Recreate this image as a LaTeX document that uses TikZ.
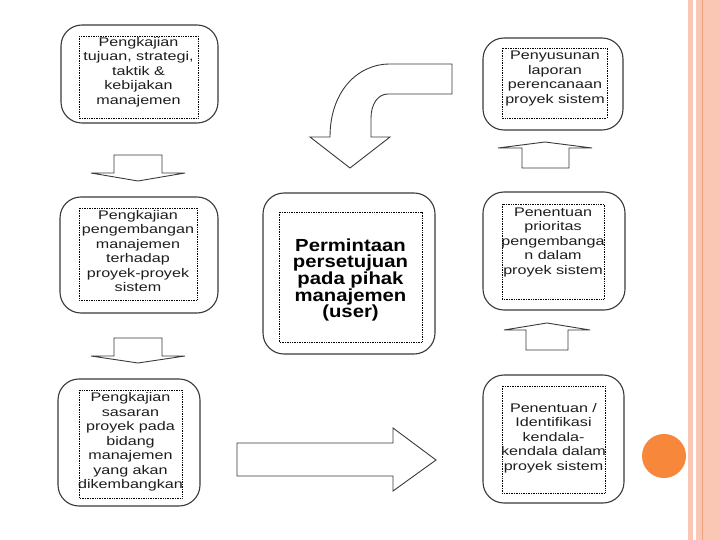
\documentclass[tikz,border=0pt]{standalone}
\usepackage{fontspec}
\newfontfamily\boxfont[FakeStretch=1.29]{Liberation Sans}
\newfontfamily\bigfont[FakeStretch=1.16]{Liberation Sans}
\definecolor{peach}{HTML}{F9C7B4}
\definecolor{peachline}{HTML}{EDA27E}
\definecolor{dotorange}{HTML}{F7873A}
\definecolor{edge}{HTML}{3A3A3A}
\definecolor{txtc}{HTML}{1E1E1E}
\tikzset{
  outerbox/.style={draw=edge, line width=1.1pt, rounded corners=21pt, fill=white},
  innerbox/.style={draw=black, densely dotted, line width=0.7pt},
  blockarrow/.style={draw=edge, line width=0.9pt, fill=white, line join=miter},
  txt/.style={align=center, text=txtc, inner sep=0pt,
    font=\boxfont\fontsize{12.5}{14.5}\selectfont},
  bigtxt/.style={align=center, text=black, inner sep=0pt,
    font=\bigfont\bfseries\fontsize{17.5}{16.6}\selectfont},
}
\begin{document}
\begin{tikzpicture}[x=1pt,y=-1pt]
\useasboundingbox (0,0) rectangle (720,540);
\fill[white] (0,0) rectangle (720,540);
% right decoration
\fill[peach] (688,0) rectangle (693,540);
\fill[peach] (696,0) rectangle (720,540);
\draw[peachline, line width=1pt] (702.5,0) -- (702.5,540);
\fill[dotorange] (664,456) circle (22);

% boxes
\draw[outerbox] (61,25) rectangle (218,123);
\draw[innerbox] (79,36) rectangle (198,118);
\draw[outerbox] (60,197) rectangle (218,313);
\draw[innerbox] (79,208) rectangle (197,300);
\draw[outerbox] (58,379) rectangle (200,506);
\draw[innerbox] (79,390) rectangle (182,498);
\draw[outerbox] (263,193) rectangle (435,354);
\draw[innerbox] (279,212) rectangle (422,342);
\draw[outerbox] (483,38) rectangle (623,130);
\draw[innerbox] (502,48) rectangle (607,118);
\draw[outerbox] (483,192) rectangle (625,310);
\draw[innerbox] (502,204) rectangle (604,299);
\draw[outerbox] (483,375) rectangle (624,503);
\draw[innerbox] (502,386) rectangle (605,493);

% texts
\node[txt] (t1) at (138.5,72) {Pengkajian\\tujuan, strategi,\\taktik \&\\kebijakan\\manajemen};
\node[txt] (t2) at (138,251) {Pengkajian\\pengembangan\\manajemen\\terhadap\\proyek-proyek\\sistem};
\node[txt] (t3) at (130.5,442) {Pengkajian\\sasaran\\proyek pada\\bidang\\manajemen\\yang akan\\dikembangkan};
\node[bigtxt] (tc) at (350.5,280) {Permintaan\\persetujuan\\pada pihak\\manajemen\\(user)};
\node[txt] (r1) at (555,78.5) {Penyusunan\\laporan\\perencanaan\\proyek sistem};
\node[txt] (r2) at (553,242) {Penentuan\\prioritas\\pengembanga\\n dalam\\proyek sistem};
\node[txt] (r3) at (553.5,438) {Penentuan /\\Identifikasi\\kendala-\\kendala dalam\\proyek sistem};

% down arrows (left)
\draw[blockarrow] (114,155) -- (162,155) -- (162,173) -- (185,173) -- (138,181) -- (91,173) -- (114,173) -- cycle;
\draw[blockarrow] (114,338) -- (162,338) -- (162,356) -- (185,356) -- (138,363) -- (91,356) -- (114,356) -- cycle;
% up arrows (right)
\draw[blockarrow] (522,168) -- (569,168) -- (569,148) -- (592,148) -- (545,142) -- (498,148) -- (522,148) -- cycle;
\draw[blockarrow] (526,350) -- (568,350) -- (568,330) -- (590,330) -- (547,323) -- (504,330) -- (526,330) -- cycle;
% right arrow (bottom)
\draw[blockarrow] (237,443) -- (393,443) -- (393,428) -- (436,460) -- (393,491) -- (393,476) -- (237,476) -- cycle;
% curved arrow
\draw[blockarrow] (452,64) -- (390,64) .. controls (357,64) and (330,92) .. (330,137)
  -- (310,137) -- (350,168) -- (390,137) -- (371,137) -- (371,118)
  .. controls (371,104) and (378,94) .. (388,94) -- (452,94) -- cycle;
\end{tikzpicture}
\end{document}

- _DESCRIPTION OF THE TASK_
Do not copy the pictures, but repeat every line exactly.

- _ANSWER IN FULL_
Recreate this image as a LaTeX document that uses TikZ.
\documentclass[tikz,border=0pt]{standalone}
\usepackage{fontspec}
\newfontfamily\boxfont[FakeStretch=1.29]{Liberation Sans}
\newfontfamily\bigfont[FakeStretch=1.16]{Liberation Sans}
\definecolor{peach}{HTML}{F9C7B4}
\definecolor{peachline}{HTML}{EDA27E}
\definecolor{dotorange}{HTML}{F7873A}
\definecolor{edge}{HTML}{3A3A3A}
\definecolor{txtc}{HTML}{1E1E1E}
\tikzset{
  outerbox/.style={draw=edge, line width=1.1pt, rounded corners=21pt, fill=white},
  innerbox/.style={draw=black, densely dotted, line width=0.7pt},
  blockarrow/.style={draw=edge, line width=0.9pt, fill=white, line join=miter},
  txt/.style={align=center, text=txtc, inner sep=0pt,
    font=\boxfont\fontsize{12.5}{14.5}\selectfont},
  bigtxt/.style={align=center, text=black, inner sep=0pt,
    font=\bigfont\bfseries\fontsize{17.5}{16.6}\selectfont},
}
\begin{document}
\begin{tikzpicture}[x=1pt,y=-1pt]
\useasboundingbox (0,0) rectangle (720,540);
\fill[white] (0,0) rectangle (720,540);
% right decoration
\fill[peach] (688,0) rectangle (693,540);
\fill[peach] (696,0) rectangle (720,540);
\draw[peachline, line width=1pt] (702.5,0) -- (702.5,540);
\fill[dotorange] (664,456) circle (22);

% boxes
\draw[outerbox] (61,25) rectangle (218,123);
\draw[innerbox] (79,36) rectangle (198,118);
\draw[outerbox] (60,197) rectangle (218,313);
\draw[innerbox] (79,208) rectangle (197,300);
\draw[outerbox] (58,379) rectangle (200,506);
\draw[innerbox] (79,390) rectangle (182,498);
\draw[outerbox] (263,193) rectangle (435,354);
\draw[innerbox] (279,212) rectangle (422,342);
\draw[outerbox] (483,38) rectangle (623,130);
\draw[innerbox] (502,48) rectangle (607,118);
\draw[outerbox] (483,192) rectangle (625,310);
\draw[innerbox] (502,204) rectangle (604,299);
\draw[outerbox] (483,375) rectangle (624,503);
\draw[innerbox] (502,386) rectangle (605,493);

% texts
\node[txt] (t1) at (138.5,72) {Pengkajian\\tujuan, strategi,\\taktik \&\\kebijakan\\manajemen};
\node[txt] (t2) at (138,251) {Pengkajian\\pengembangan\\manajemen\\terhadap\\proyek-proyek\\sistem};
\node[txt] (t3) at (130.5,442) {Pengkajian\\sasaran\\proyek pada\\bidang\\manajemen\\yang akan\\dikembangkan};
\node[bigtxt] (tc) at (350.5,280) {Permintaan\\persetujuan\\pada pihak\\manajemen\\(user)};
\node[txt] (r1) at (555,78.5) {Penyusunan\\laporan\\perencanaan\\proyek sistem};
\node[txt] (r2) at (553,242) {Penentuan\\prioritas\\pengembanga\\n dalam\\proyek sistem};
\node[txt] (r3) at (553.5,438) {Penentuan /\\Identifikasi\\kendala-\\kendala dalam\\proyek sistem};

% down arrows (left)
\draw[blockarrow] (114,155) -- (162,155) -- (162,173) -- (185,173) -- (138,181) -- (91,173) -- (114,173) -- cycle;
\draw[blockarrow] (114,338) -- (162,338) -- (162,356) -- (185,356) -- (138,363) -- (91,356) -- (114,356) -- cycle;
% up arrows (right)
\draw[blockarrow] (522,168) -- (569,168) -- (569,148) -- (592,148) -- (545,142) -- (498,148) -- (522,148) -- cycle;
\draw[blockarrow] (526,350) -- (568,350) -- (568,330) -- (590,330) -- (547,323) -- (504,330) -- (526,330) -- cycle;
% right arrow (bottom)
\draw[blockarrow] (237,443) -- (393,443) -- (393,428) -- (436,460) -- (393,491) -- (393,476) -- (237,476) -- cycle;
% curved arrow
\draw[blockarrow] (452,64) -- (390,64) .. controls (357,64) and (330,92) .. (330,137)
  -- (310,137) -- (350,168) -- (390,137) -- (371,137) -- (371,118)
  .. controls (371,104) and (378,94) .. (388,94) -- (452,94) -- cycle;
\end{tikzpicture}
\end{document}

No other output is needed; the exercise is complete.